# TASK REQUIREMENTS
Print the listing as it stands, omitting all images.
⟨
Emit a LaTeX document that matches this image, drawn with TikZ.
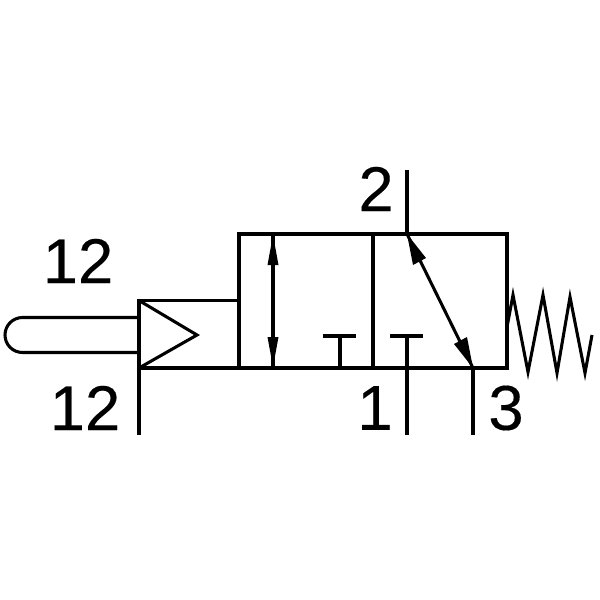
\documentclass[tikz,border=0pt]{standalone}
\usepackage{fontspec}
\setmainfont{Liberation Sans}[FakeBold=0.25]
\tikzset{
 ln/.style={line width=2.3pt,black,line cap=butt,line join=miter},
 lbl/.style={font=\fontsize{47.5}{48}\selectfont,inner sep=0pt,anchor=center},
}
\begin{document}
\begin{tikzpicture}[x=0.75pt,y=-0.75pt]
\useasboundingbox (0,0) rectangle (600,600);
\fill[white] (0,0) rectangle (600,600);
\node[lbl] (a) at (78,261) {12};
\node[lbl] (b) at (85,408) {12};
\node[lbl] (c) at (376,189) {2};
\node[lbl] (d) at (375,408) {1};
\node[lbl] (e) at (506,408) {3};
\draw[ln] (239,234) rectangle (507,368);
\draw[ln] (373,234) -- (373,368);
\draw[ln] (239,300.5) -- (139,300.5) -- (139,368) -- (239,368);
\draw[ln] (139,300.5) -- (197,335) -- (139,368);
\draw[ln] (139,317.5) -- (22.5,317.5) arc[start angle=270,end angle=90,radius=17.5] -- (139,352.5);
\draw[ln] (139,368) -- (139,435);
\draw[ln] (407,170) -- (407,234);
\draw[ln] (407,368) -- (407,435);
\draw[ln] (473,368) -- (473,435);
\draw[ln] (340,368) -- (340,336);
\draw[ln] (323,336) -- (356,336);
\draw[ln] (390,336) -- (423,336);
\draw[ln] (407,336) -- (407,368);
\draw[ln] (273,234) -- (273,368);
\fill (273,235) -- (267.5,265) -- (278.5,265) -- cycle;
\fill (273,367) -- (267.5,337) -- (278.5,337) -- cycle;
\draw[ln] (407,234) -- (473,368);
\fill (407,234) -- (413,265) -- (426,258) -- cycle;
\fill (473,368) -- (454,344) -- (467,337) -- cycle;
\draw[ln] (507,327) -- (513,295) -- (528,372) -- (543,295) -- (557,373) -- (570,297) -- (585,373) -- (592,335);
\end{tikzpicture}
\end{document}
⟩
# TASK ANSWER
Emit a LaTeX document that matches this image, drawn with TikZ.
\documentclass[tikz,border=0pt]{standalone}
\usepackage{fontspec}
\setmainfont{Liberation Sans}[FakeBold=0.25]
\tikzset{
 ln/.style={line width=2.3pt,black,line cap=butt,line join=miter},
 lbl/.style={font=\fontsize{47.5}{48}\selectfont,inner sep=0pt,anchor=center},
}
\begin{document}
\begin{tikzpicture}[x=0.75pt,y=-0.75pt]
\useasboundingbox (0,0) rectangle (600,600);
\fill[white] (0,0) rectangle (600,600);
\node[lbl] (a) at (78,261) {12};
\node[lbl] (b) at (85,408) {12};
\node[lbl] (c) at (376,189) {2};
\node[lbl] (d) at (375,408) {1};
\node[lbl] (e) at (506,408) {3};
\draw[ln] (239,234) rectangle (507,368);
\draw[ln] (373,234) -- (373,368);
\draw[ln] (239,300.5) -- (139,300.5) -- (139,368) -- (239,368);
\draw[ln] (139,300.5) -- (197,335) -- (139,368);
\draw[ln] (139,317.5) -- (22.5,317.5) arc[start angle=270,end angle=90,radius=17.5] -- (139,352.5);
\draw[ln] (139,368) -- (139,435);
\draw[ln] (407,170) -- (407,234);
\draw[ln] (407,368) -- (407,435);
\draw[ln] (473,368) -- (473,435);
\draw[ln] (340,368) -- (340,336);
\draw[ln] (323,336) -- (356,336);
\draw[ln] (390,336) -- (423,336);
\draw[ln] (407,336) -- (407,368);
\draw[ln] (273,234) -- (273,368);
\fill (273,235) -- (267.5,265) -- (278.5,265) -- cycle;
\fill (273,367) -- (267.5,337) -- (278.5,337) -- cycle;
\draw[ln] (407,234) -- (473,368);
\fill (407,234) -- (413,265) -- (426,258) -- cycle;
\fill (473,368) -- (454,344) -- (467,337) -- cycle;
\draw[ln] (507,327) -- (513,295) -- (528,372) -- (543,295) -- (557,373) -- (570,297) -- (585,373) -- (592,335);
\end{tikzpicture}
\end{document}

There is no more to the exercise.